*Stated exercise*
Only the lines from the one holding "Emit a Python" to the end should be retyped, exactly, with both ends included and no pictures.

──────────

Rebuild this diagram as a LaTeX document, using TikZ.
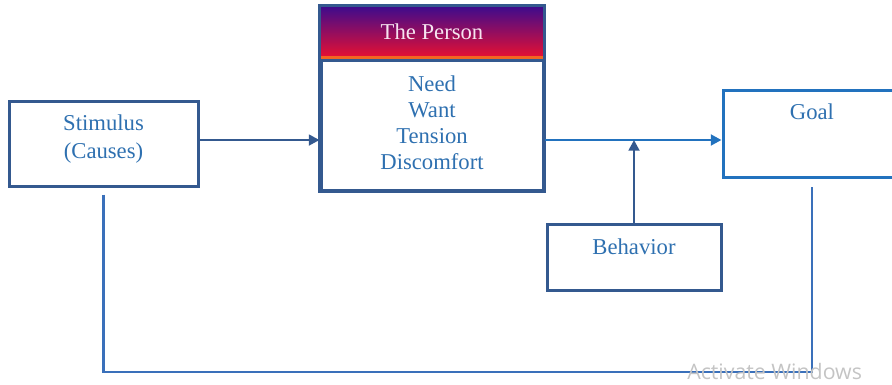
\documentclass[tikz,border=0pt]{standalone}
\usepackage{fontspec}
\setmainfont{Liberation Serif}
\newfontfamily\wmfont{Open Sans}
\usetikzlibrary{arrows.meta,calc}
\definecolor{darkb}{HTML}{34598F}
\definecolor{brightb}{HTML}{2272BE}
\definecolor{txtb}{HTML}{2E70B0}
\definecolor{fbb}{HTML}{3A70BA}
\definecolor{hdtop}{HTML}{3B0B8E}
\definecolor{hdmid}{HTML}{9A0A68}
\definecolor{hdbot}{HTML}{F2102C}
\definecolor{hdline}{HTML}{F26522}
\definecolor{wmgray}{HTML}{C4C4C4}
\begin{document}
\begin{tikzpicture}[x=0.75pt,y=-0.75pt,
  boxd/.style={draw=darkb, line width=2.25pt, inner sep=0pt},
  boxb/.style={draw=brightb, line width=2.25pt, inner sep=0pt},
  lbl/.style={text=txtb, font=\fontsize{17}{19.5}\selectfont, align=center, inner sep=0pt},
  arrd/.style={draw=darkb, line width=2.1pt, -{Triangle[length=8pt,width=8pt]}},
  arrb/.style={draw=brightb, line width=2.1pt, -{Triangle[length=8pt,width=8pt]}},
  fbline/.style={draw=fbb, line width=2.2pt}]
\useasboundingbox (0,0) rectangle (892,385);
% boxes
\node[boxd, minimum width=141.75pt, minimum height=63.75pt] (stim) at (103.5,143.5) {};
\node[boxd, minimum width=166.5pt, minimum height=137.25pt] (person) at (432,98.5) {};
\node[boxb, minimum width=133.5pt, minimum height=64.5pt] (goal) at (812,134) {};
\node[boxd, minimum width=130.5pt, minimum height=49.5pt] (behav) at (634,257) {};
% header of the person box
\fill[top color=hdtop, middle color=hdmid, bottom color=hdbot]
  (person.north west) rectangle ($(person.north east)+(0,55)$);
\fill[hdline] ($(person.north west)+(0,51)$) rectangle ($(person.north east)+(0,55)$);
\draw[darkb, line width=2.25pt] (person.north west) rectangle (person.south east);
\draw[darkb, line width=2.25pt] ($(person.north west)+(0,55)$) -- ($(person.north east)+(0,55)$);
% texts
\node[lbl, text={rgb,255:red,246;green,228;blue,240}] (ptitle) at (432,32) {The Person};
\node[lbl] (ptext) at (432,123) {Need\\Want\\Tension\\Discomfort};
\node[lbl, font=\fontsize{17}{21.5}\selectfont] (stext) at (103.5,139) {Stimulus\\(Causes)};
\node[lbl] (gtext) at (812,112) {Goal};
\node[lbl] (btext) at (634,247) {Behavior};
% connectors
\draw[arrd] ([yshift=2.6pt]stim.east) -- ([yshift=2.6pt]stim.east -| person.west);
\coordinate (a1) at ($(goal.west)+(0,6)$);
\draw[arrb] (a1 -| person.east) -- (a1);
\draw[arrd] (behav.north) -- (behav.north |- a1);
\coordinate (s0) at ($(stim.south)+(0,7)$);
\coordinate (g0) at ($(goal.south)+(0,8)$);
\coordinate (fb) at (0,372);
\draw[fbline] (s0) -- (s0 |- fb) -- (g0 |- fb) -- (g0);
% watermark
\node[anchor=base west, inner sep=0pt, text=wmgray, font=\wmfont\fontsize{16}{18}\selectfont] (wm) at (687,379) {Activate Windows};
\end{tikzpicture}
\end{document}
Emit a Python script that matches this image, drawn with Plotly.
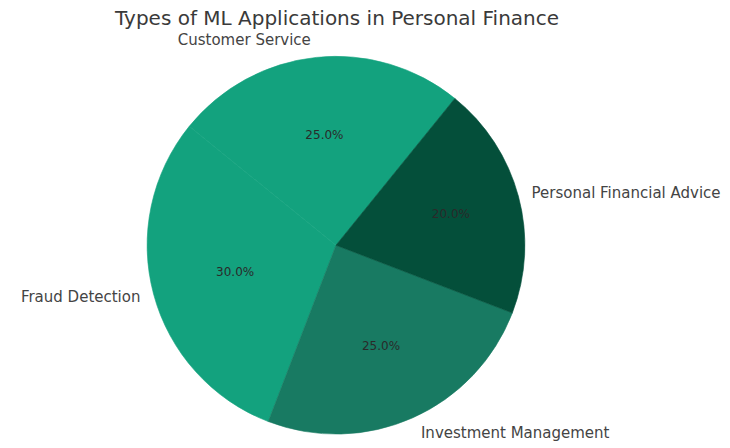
import plotly.graph_objects as go

labels = ["Customer Service", "Fraud Detection", "Investment Management", "Personal Financial Advice"]
values = [25, 30, 25, 20]
colors = ["#13a27e", "#13a27e", "#187a62", "#044f3a"]

W, H = 730, 448
CX, CY, R = 336, 248, 191
R_LBL = 200


def dom(r):
    return dict(x=[(CX - r) / W, (CX + r) / W], y=[max(0, (H - CY - r) / H), (H - CY + r) / H])


fig = go.Figure()
fig.add_trace(go.Pie(
    labels=labels, values=values, sort=False, direction="counterclockwise", rotation=-51,
    domain=dom(R),
    marker=dict(colors=colors, line=dict(width=0.6, color=colors)),
    texttemplate="%{percent:.1%}", textposition="inside", insidetextorientation="horizontal",
    textfont=dict(family="DejaVu Sans", size=12, color="#2a2a2a"),
    showlegend=False, hoverinfo="label+percent",
))
fig.add_trace(go.Pie(
    labels=labels, values=values, sort=False, direction="counterclockwise", rotation=-51,
    domain=dom(R_LBL),
    marker=dict(colors=["rgba(0,0,0,0)"] * 4, line=dict(width=0)),
    textinfo="label", textposition="outside",
    textfont=dict(family="DejaVu Sans", size=15, color="#444444"),
    showlegend=False, hoverinfo="skip",
))
fig.update_layout(
    width=W, height=H,
    margin=dict(l=0, r=0, t=0, b=0),
    paper_bgcolor="white", plot_bgcolor="white",
    title=dict(text="Types of ML Applications in Personal Finance", x=337 / W, xanchor="center",
               y=0.96, yanchor="middle",
               font=dict(family="DejaVu Sans", size=20, color="#3a3a3a")),
)
fig.write_html("out.html")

──────────

*Problem solution*
Emit a Python script that matches this image, drawn with Plotly.
import plotly.graph_objects as go

labels = ["Customer Service", "Fraud Detection", "Investment Management", "Personal Financial Advice"]
values = [25, 30, 25, 20]
colors = ["#13a27e", "#13a27e", "#187a62", "#044f3a"]

W, H = 730, 448
CX, CY, R = 336, 248, 191
R_LBL = 200


def dom(r):
    return dict(x=[(CX - r) / W, (CX + r) / W], y=[max(0, (H - CY - r) / H), (H - CY + r) / H])


fig = go.Figure()
fig.add_trace(go.Pie(
    labels=labels, values=values, sort=False, direction="counterclockwise", rotation=-51,
    domain=dom(R),
    marker=dict(colors=colors, line=dict(width=0.6, color=colors)),
    texttemplate="%{percent:.1%}", textposition="inside", insidetextorientation="horizontal",
    textfont=dict(family="DejaVu Sans", size=12, color="#2a2a2a"),
    showlegend=False, hoverinfo="label+percent",
))
fig.add_trace(go.Pie(
    labels=labels, values=values, sort=False, direction="counterclockwise", rotation=-51,
    domain=dom(R_LBL),
    marker=dict(colors=["rgba(0,0,0,0)"] * 4, line=dict(width=0)),
    textinfo="label", textposition="outside",
    textfont=dict(family="DejaVu Sans", size=15, color="#444444"),
    showlegend=False, hoverinfo="skip",
))
fig.update_layout(
    width=W, height=H,
    margin=dict(l=0, r=0, t=0, b=0),
    paper_bgcolor="white", plot_bgcolor="white",
    title=dict(text="Types of ML Applications in Personal Finance", x=337 / W, xanchor="center",
               y=0.96, yanchor="middle",
               font=dict(family="DejaVu Sans", size=20, color="#3a3a3a")),
)
fig.write_html("out.html")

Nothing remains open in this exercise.